Vraag één slaat hij over, omdat die eruit zag als een hoop rekenwerk. Vraag drie ging over het proces van spontane symmetrie-breking, hetgeen te berekenen valt via de drie fundamentele ijkgroepen, waarvan de derde weer bestaat uit acht complexe drie bij drie matrixen. Daar besluit Storm wijselijk: `Ik weet niet of je er wat aan hebt.'
Een troost is dat Storm het echt een mooi vak vindt. `Absoluut, het is prachtig.' Wat ook helpt is de gedachte dat er maar vijf studenten zijn die de krachtmeting met pariteits-invariantie en renormalisatie van phi- en anti-phi deeltjes aandurven.

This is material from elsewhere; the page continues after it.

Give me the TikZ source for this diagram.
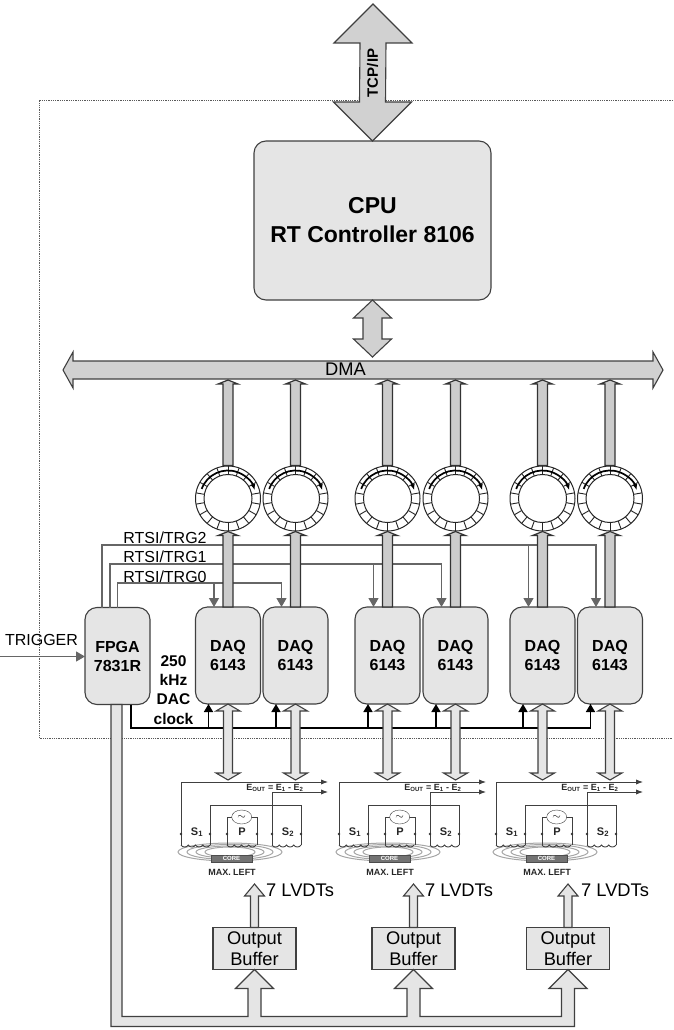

Het vele werk leidde ertoe dat Storm slechts tweederde van de opgaven af had. `Het is iets te veel, maar het is nodig om de stof te kunnen toetsen. Wat dat betreft heb ik veel respect voor de docent. Hij wil gewoon niet dat wij hier met halve kennis vandaan gaan.'

Ron Rijghard, Mare, 6 februari 1997.